Ille-et-Vilaine, France. Ricochet : le débat s’est installé aux comptoirs des cafés d’Ille-et-Vilaine. Ici, c’est le journal Ouest-France qui a lancé une consultation le 6 février 2012. Tout comme le Courrier picard qui parrainait l’opération du Conseil général de la Somme, l’identité locale de la presse tend à s’affirmer dans ces revendications toponymiques. Les termes de Stéphane Vernay, qui rappelle dans le journal que « nos aïeux sont parvenus à vivre sans nom pendant 221 ans sans que cela ne leur pose de problème », montrent néanmoins le vécu d'une « nécessité » dans le fait de pouvoir affirmer une identité départementale : « nous ne sommes ni des « Ille-et-Vilainiens », ni des « Ille-et-Vilainois », ni des « Ille)et-Vilanais »… nous ne sommes rien du tout » [5]. Rien ? Le terme semble fort : ces habitants sont Français (par la nation), Bretons (par la région – le terme Breizh arrive dans le nom en tête des sondés sur la question du nom des habitants : est-ce réellement le département ou la région qui est ici l’espace vécu revendiqué ?) et rennais/Redonnais/Malouins/Fougerais… par la ville, et également Européens (par la citoyenneté européenne). Un entremêlas d’identités territoriales auxquelles s’ajoutent désormais les revendications départementales, inversant aujourd’hui la question posée, notamment, aux Cafés géo de Rennes en 2004 : « faut-il supprimer les départements ? ».

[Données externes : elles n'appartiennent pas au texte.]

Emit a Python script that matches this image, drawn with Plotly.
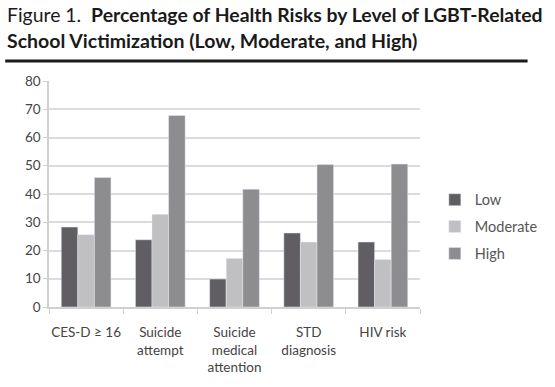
import plotly.graph_objects as go

categories = ["CES-D ≥ 16", "Suicide<br>attempt", "Suicide<br>medical<br>attention", "STD<br>diagnosis", "HIV risk"]
low = [28.3, 23.8, 9.9, 26.2, 23.0]
moderate = [25.6, 32.8, 17.2, 23.0, 16.8]
high = [45.8, 67.8, 41.7, 50.4, 50.6]
y_ticks = [0, 10, 20, 30, 40, 50, 60, 70, 80]

FONT = "Lato"
fig = go.Figure()
fig.add_trace(go.Bar(name="Low", x=categories, y=low, marker=dict(color="#605e63"), legendgroup="a"))
fig.add_trace(go.Bar(name="Moderate", x=categories, y=moderate, marker=dict(color="#c0bfc1"), legendgroup="b"))
fig.add_trace(go.Bar(name="High", x=categories, y=high, marker=dict(color="#8d8c8f"), legendgroup="c"))

fig.update_layout(
    width=555, height=387,
    margin=dict(l=49, r=116, t=81, b=80),
    paper_bgcolor="white", plot_bgcolor="white",
    barmode="group", bargap=0.33, bargroupgap=0,
    showlegend=True,
    legend=dict(x=1.04, y=0.355, xanchor="left", yanchor="middle",
                font=dict(family=FONT, size=14.5, color="#555555"),
                itemwidth=30, tracegroupgap=5, bgcolor="rgba(0,0,0,0)"),
    font=dict(family=FONT, color="#555555"),
    annotations=[
        dict(text="Figure 1.  <b>Percentage of Health Risks by Level of LGBT-Related</b>",
             xref="paper", yref="paper", x=-0.118, y=(307 - 14) / 226,
             xanchor="left", yanchor="middle", showarrow=False,
             font=dict(family=FONT, size=19.4, color="#1a1a1a")),
        dict(text="<b>School Victimization (Low, Moderate, and High)</b>",
             xref="paper", yref="paper", x=-0.118, y=(307 - 40) / 226,
             xanchor="left", yanchor="middle", showarrow=False,
             font=dict(family=FONT, size=19.5, color="#1a1a1a")),
    ],
    shapes=[dict(type="line", xref="paper", yref="paper", x0=-0.118, x1=1.29,
                 y0=(307 - 61) / 226, y1=(307 - 61) / 226, line=dict(color="#1a1a1a", width=3))],
)
fig.update_xaxes(
    automargin=False, tickangle=0,
    showline=True, linecolor="#d0d0d0", linewidth=1.5,
    ticks="outside", tickson="boundaries", ticklen=5, tickcolor="#d0d0d0",
    tickfont=dict(family=FONT, size=13.5, color="#444444"),
    ticklabelstandoff=12,
)
fig.update_yaxes(
    automargin=False,
    range=[0, 80], tickvals=y_ticks,
    showgrid=True, gridcolor="#dcdcdc", gridwidth=1.5,
    showline=True, linecolor="#d0d0d0", linewidth=1.5,
    ticks="outside", ticklen=4, tickcolor="#d0d0d0",
    tickfont=dict(family=FONT, size=13.5, color="#444444"),
    zeroline=False,
)
fig.write_html("out.html", config={"displayModeBar": False},
               post_script="document.body.style.margin='0';document.body.style.overflow='hidden';")
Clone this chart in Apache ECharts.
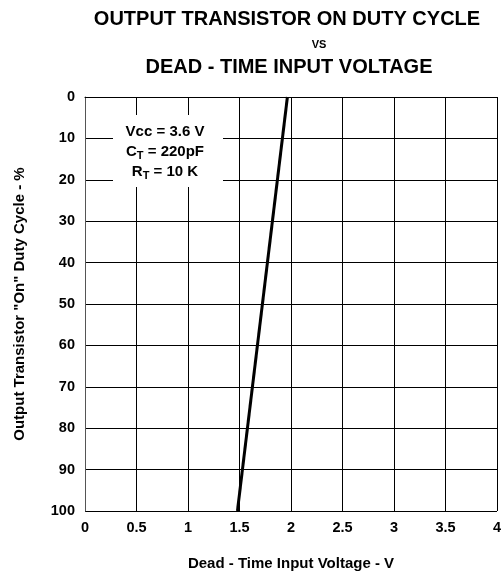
<!DOCTYPE html>
<html>
  <head>
    <meta charset="utf-8" />
    <title>Duty Cycle vs Dead-Time</title>
    <script src="https://cdn.jsdelivr.net/npm/echarts@6.0.0/dist/echarts.min.js"></script>
    <style>
      body { margin: 0; background: #fff; }
      #chart { width: 501px; height: 577px; }
    </style>
  </head>
<body>
  <div id="chart"></div>
  <script type="text/javascript">
// curve: dead-time voltage (V) vs duty cycle (%)
var voltage = [1.48, 1.965];
var dutyCycle = [100, 0];

var xTicks = [0, 0.5, 1, 1.5, 2, 2.5, 3, 3.5, 4];
var yTicks = [0, 10, 20, 30, 40, 50, 60, 70, 80, 90, 100];

var font = 'Liberation Sans, Arial, sans-serif';

var chart = echarts.init(document.getElementById('chart'));
var option = {
  animation: false,
  title: [
    { text: 'OUTPUT TRANSISTOR ON DUTY CYCLE', left: 282, textAlign: 'center', top: 4,
      textStyle: { fontFamily: font, fontWeight: 'bold', fontSize: 20, color: '#000' } },
    { text: 'VS', left: 314, textAlign: 'center', top: 34,
      textStyle: { fontFamily: font, fontWeight: 'bold', fontSize: 11, color: '#000' } },
    { text: 'DEAD - TIME INPUT VOLTAGE', left: 284, textAlign: 'center', top: 52,
      textStyle: { fontFamily: font, fontWeight: 'bold', fontSize: 20, color: '#000' } }
  ],
  grid: { left: 85, right: 4, top: 97, bottom: 66, outerBoundsMode: 'none' },
  xAxis: {
    type: 'value', min: 0, max: 4, interval: 0.5,
    name: 'Dead - Time Input Voltage - V', nameLocation: 'middle', nameGap: 45,
    nameTextStyle: { fontFamily: font, fontWeight: 'bold', fontSize: 15, color: '#000' },
    axisLine: { show: true, lineStyle: { color: '#000', width: 1 } },
    axisTick: { show: false },
    axisLabel: { fontFamily: font, fontWeight: 'bold', fontSize: 14.5, color: '#000', margin: 9,
      formatter: function (v) { return xTicks.indexOf(v) >= 0 ? String(v) : ''; } },
    splitLine: { show: true, lineStyle: { color: '#000', width: 1 } }
  },
  yAxis: {
    type: 'value', min: 0, max: 100, interval: 10, inverse: true,
    name: 'Output Transistor "On" Duty Cycle - %', nameLocation: 'middle', nameGap: 58,
    nameTextStyle: { fontFamily: font, fontWeight: 'bold', fontSize: 15, color: '#000' },
    axisLine: { show: true, lineStyle: { color: '#555', width: 1 } },
    axisTick: { show: false },
    axisLabel: { fontFamily: font, fontWeight: 'bold', fontSize: 14.5, color: '#000', margin: 10,
      formatter: function (v) { return yTicks.indexOf(v) >= 0 ? String(v) : ''; } },
    splitLine: { show: true, lineStyle: { color: '#000', width: 1 } }
  },
  graphic: [
    { type: 'rect', shape: { x: 113, y: 115, width: 110, height: 72 },
      style: { fill: '#fff' }, z: 100 },
    { type: 'text', x: 165, y: 122, z: 101,
      style: {
        text: '{n|Vcc = 3.6 V}\n{n|C}{s|T}{n| = 220pF}\n{n|R}{s|T}{n| = 10 K}',
        align: 'center',
        fontFamily: font, fontWeight: 'bold', fontSize: 15, fill: '#000',
        rich: {
          n: { fontFamily: font, fontWeight: 'bold', fontSize: 15, lineHeight: 20, verticalAlign: 'middle' },
          s: { fontFamily: font, fontWeight: 'bold', fontSize: 11, lineHeight: 20, padding: [8, 0, 0, 0] }
        }
      } }
  ],
  series: [
    {
      type: 'line',
      data: voltage.map(function (v, i) { return [v, dutyCycle[i]]; }),
      showSymbol: false,
      lineStyle: { color: '#000', width: 3 },
      z: 50
    }
  ]
};
chart.setOption(option);
  </script>
</body>
</html>
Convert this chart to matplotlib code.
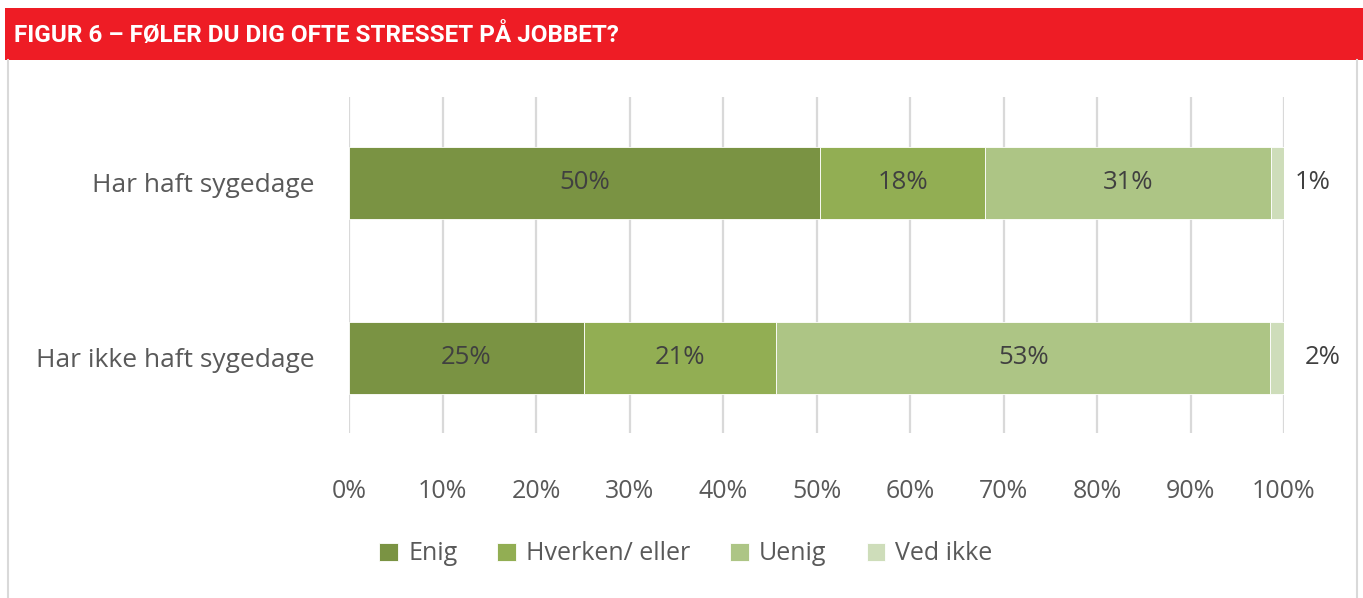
import matplotlib
matplotlib.use('Agg')
import matplotlib.pyplot as plt
from matplotlib.patches import Rectangle
from matplotlib.lines import Line2D

# --- data ---
groups = ['Har haft sygedage', 'Har ikke haft sygedage']
answers = ['Enig', 'Hverken/ eller', 'Uenig', 'Ved ikke']
enig = [50.4, 25.1]
hverken = [17.6, 20.6]
uenig = [30.6, 52.8]
ved_ikke = [1.4, 1.5]
ticks = [0, 10, 20, 30, 40, 50, 60, 70, 80, 90, 100]

colors = ['#7A9343', '#92AE53', '#ADC585', '#CEDDBA']
text_col = '#404040'
label_col = '#595959'
grid_col = '#D9D9D9'

plt.rcParams['font.family'] = ['Open Sans', 'DejaVu Sans']
fs = 18

fig = plt.figure(figsize=(13.63, 5.98), dpi=100)

# red title banner + grey frame
fig.patches.append(Rectangle((5 / 1363, 1 - 60 / 598), 1, 52 / 598, transform=fig.transFigure,
                             facecolor='#EE1C25', edgecolor='none', zorder=0))
fig.lines.append(Line2D([8 / 1363, 8 / 1363], [0, 1 - 60 / 598], transform=fig.transFigure,
                        color=grid_col, lw=1.5))
fig.lines.append(Line2D([1357 / 1363, 1357 / 1363], [0, 1 - 60 / 598], transform=fig.transFigure,
                        color=grid_col, lw=1.5))
fig.text(14 / 1363, 1 - 35 / 598, 'FIGUR 6 – FØLER DU DIG OFTE STRESSET PÅ JOBBET?',
         color='white', fontsize=17.5, fontweight='bold',
         family=['Roboto', 'DejaVu Sans'], va='center', ha='left')

ax = fig.add_axes([349 / 1363, 1 - 433 / 598, (1284 - 349) / 1363, (433 - 97) / 598])

series = [enig, hverken, uenig, ved_ikke]
ypos = list(range(len(groups)))
left = [0] * len(groups)
for i, (vals, name) in enumerate(zip(series, answers)):
    bars = ax.barh(ypos, vals, left=left, height=0.41, color=colors[i],
                   edgecolor='white', linewidth=0.6, label=name, zorder=2)
    for j, (b, v) in enumerate(zip(bars, vals)):
        if name == 'Ved ikke':
            x = 103.1 + j
        else:
            x = left[j] + v / 2
        ax.text(x, ypos[j], f'{v:.0f}%', ha='center', va='center',
                color=text_col, fontsize=fs + 0.5, zorder=3)
    left = [l + v for l, v in zip(left, vals)]

ax.set_xlim(0, 100)
ax.set_ylim(1.43, -0.49)
ax.set_xticks(ticks)
ax.set_xticklabels([f'{t}%' for t in ticks])
ax.set_yticks(ypos)
ax.set_yticklabels(groups)
ax.tick_params(axis='x', length=0, pad=33, labelsize=fs, labelcolor=label_col)
ax.tick_params(axis='y', length=0, pad=25, labelsize=fs + 1, labelcolor=label_col)
ax.grid(axis='x', color=grid_col, linewidth=1.6, zorder=0)
ax.set_axisbelow(True)
for s in ax.spines.values():
    s.set_visible(False)

leg = fig.legend(loc='center', bbox_to_anchor=(686 / 1363, 1 - 554 / 598), ncol=4,
                 frameon=False, fontsize=fs, handlelength=0.75, handleheight=0.75,
                 handletextpad=0.4, columnspacing=1.6, labelcolor=label_col)

fig.savefig('out.png', dpi=100)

Quel nom pour les habitants d’Ille-et-Vilaine
Ouest France, 7 février 2012.

  
Loiret, France. Le département, né de la Révolution française, est un découpage administratif et construction politique. Mais il est en passe de devenir aujourd’hui un territoire identitaire revendiqué. Partout ? Certains départements résistent encore et toujours à l’appel de ces revendications identitaires. Prenons le cas du Loiret : pas de nom pour les habitants de ce département. Plus encore, ils vivent en région Centre : pas de nom pour les habitants au niveau de la région non plus. Les habitants ne semblent pas, pour l’heure tout du moins, s’en émouvoir. La disparition du numéro des départements sur les inscriptions minéralogiques avaient soulevé des discours spatiaux sur l’appartenance non à un habiter, mais à un conduire. En 2012, « les départements et la géographie à côté de la plaque ? ».



[1] Belgzim Kamberi, « Serbie : à Bujanovac, des noms de rue qui divisent », Le Courrier des Balkans, rubrique Le Courrier de la Serbie, 9 février 2012.

[2] On définit ici cospatialité au sens donné par le géographe Jacques Lévy, qui la définit avec l’emboîtement et l’interface comme l’une des trois formes d’interspatialités : la cospatialité est « caractérisée par la mise en relation de deux espaces occupant la même étendue » (Lévy, Jacques, 2003, « Cospatialité », dans Lévy, Jacques et Michel Lussault (dir.), 2003, Dictionnaire de la géographie et de l’espace des sociétés, Belin, p. 213).

[3] Autre forme d’interspatialité définie par le géographe Jacques Lévy, l’emboîtement « relie les espaces par une transformation scalaire (petit/grand) et par une inclusion de l’un dans l’autre » (Lévy, Jacques, 2003, « Emboîtement », dans Lévy, Jacques et Michel Lussault (dir.), 2003, Dictionnaire de la géographie et de l’espace des sociétés, Belin, p. 306).

[4] On entend, à l’instar du géographe Amaël Cattaruzza, par géonationalisme « l’ancrage spatial et/ou territorial du nationalisme concrétisé dans l’espace politique et projeté dans les représentations territoriales. Si le nationalisme est un discours fondant et légitimant un groupe national, sa matérialisation dans l’espace – par des monuments, des frontières – et dans les représentations collectives et individuelles – sous forme de cartes politiques, historiques et de cartes mentales – donne corps à ce discours et lui permet de se massifier et de se diffuser sur un territoire » (Cattaruzza, Amaël, 2007, « Comprendre le référendum d’autodétermination monténégrin de 2006 », Mappemonde, n°87, n°3/2007, paragraphe 4).

[5] Stéphane Vernay, « Habitants d’Ille-et-Vilaine, donnons-nous un nom ! », Ouest-France, 9 janvier 2012.